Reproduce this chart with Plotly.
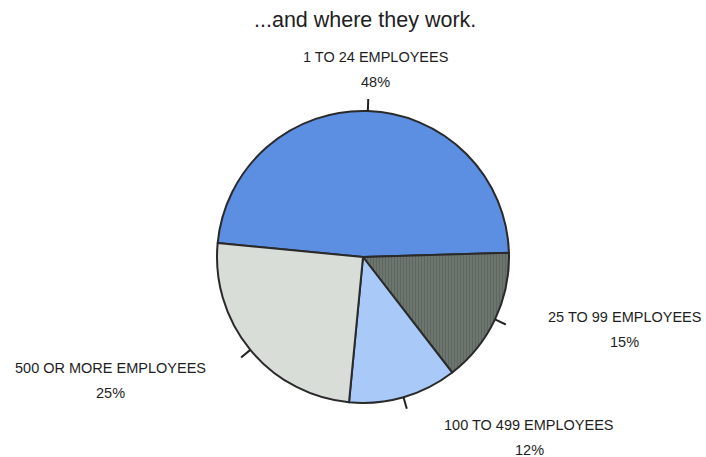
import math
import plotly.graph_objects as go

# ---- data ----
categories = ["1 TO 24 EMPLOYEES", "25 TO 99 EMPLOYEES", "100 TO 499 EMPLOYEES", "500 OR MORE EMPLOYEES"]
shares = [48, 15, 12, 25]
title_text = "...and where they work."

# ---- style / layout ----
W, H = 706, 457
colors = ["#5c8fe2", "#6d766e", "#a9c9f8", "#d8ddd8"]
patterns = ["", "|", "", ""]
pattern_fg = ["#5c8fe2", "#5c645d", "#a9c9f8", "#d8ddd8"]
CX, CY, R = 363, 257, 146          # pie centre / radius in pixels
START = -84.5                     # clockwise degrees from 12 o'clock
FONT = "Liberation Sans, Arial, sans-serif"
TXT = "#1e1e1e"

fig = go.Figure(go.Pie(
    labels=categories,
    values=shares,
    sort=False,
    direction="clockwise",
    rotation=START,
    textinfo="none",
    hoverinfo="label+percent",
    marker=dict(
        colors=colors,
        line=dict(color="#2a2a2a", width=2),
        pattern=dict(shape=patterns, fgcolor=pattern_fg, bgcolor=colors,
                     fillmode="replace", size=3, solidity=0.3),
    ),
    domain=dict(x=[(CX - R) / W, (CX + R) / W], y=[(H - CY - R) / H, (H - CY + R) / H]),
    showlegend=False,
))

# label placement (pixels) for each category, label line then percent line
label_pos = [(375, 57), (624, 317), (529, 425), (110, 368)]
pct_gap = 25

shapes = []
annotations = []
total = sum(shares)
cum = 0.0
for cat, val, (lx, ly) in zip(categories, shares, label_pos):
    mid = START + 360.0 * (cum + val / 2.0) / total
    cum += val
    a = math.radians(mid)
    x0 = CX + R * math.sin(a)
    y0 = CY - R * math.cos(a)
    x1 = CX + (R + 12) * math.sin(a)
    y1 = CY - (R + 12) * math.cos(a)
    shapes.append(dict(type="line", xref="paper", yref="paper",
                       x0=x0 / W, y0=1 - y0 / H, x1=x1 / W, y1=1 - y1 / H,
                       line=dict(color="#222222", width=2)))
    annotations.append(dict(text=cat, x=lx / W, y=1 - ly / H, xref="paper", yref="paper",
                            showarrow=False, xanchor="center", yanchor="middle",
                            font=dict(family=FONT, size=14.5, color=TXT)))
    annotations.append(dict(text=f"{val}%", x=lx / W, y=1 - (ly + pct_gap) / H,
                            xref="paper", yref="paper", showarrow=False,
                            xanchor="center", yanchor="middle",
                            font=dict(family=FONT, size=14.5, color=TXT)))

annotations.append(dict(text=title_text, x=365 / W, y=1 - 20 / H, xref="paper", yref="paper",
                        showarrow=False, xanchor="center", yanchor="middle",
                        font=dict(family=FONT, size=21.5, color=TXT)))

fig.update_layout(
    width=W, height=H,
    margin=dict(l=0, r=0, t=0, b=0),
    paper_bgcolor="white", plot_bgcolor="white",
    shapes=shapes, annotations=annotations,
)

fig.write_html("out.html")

◆ ◆ ◆

_AIM_. Skip the pictures and restate exactly the lines from the beginning of the listing to the line with "pct_gap = 25", that line included.

_RIGHT ANSWER_.
Reproduce this chart with Plotly.
import math
import plotly.graph_objects as go

# ---- data ----
categories = ["1 TO 24 EMPLOYEES", "25 TO 99 EMPLOYEES", "100 TO 499 EMPLOYEES", "500 OR MORE EMPLOYEES"]
shares = [48, 15, 12, 25]
title_text = "...and where they work."

# ---- style / layout ----
W, H = 706, 457
colors = ["#5c8fe2", "#6d766e", "#a9c9f8", "#d8ddd8"]
patterns = ["", "|", "", ""]
pattern_fg = ["#5c8fe2", "#5c645d", "#a9c9f8", "#d8ddd8"]
CX, CY, R = 363, 257, 146          # pie centre / radius in pixels
START = -84.5                     # clockwise degrees from 12 o'clock
FONT = "Liberation Sans, Arial, sans-serif"
TXT = "#1e1e1e"

fig = go.Figure(go.Pie(
    labels=categories,
    values=shares,
    sort=False,
    direction="clockwise",
    rotation=START,
    textinfo="none",
    hoverinfo="label+percent",
    marker=dict(
        colors=colors,
        line=dict(color="#2a2a2a", width=2),
        pattern=dict(shape=patterns, fgcolor=pattern_fg, bgcolor=colors,
                     fillmode="replace", size=3, solidity=0.3),
    ),
    domain=dict(x=[(CX - R) / W, (CX + R) / W], y=[(H - CY - R) / H, (H - CY + R) / H]),
    showlegend=False,
))

# label placement (pixels) for each category, label line then percent line
label_pos = [(375, 57), (624, 317), (529, 425), (110, 368)]
pct_gap = 25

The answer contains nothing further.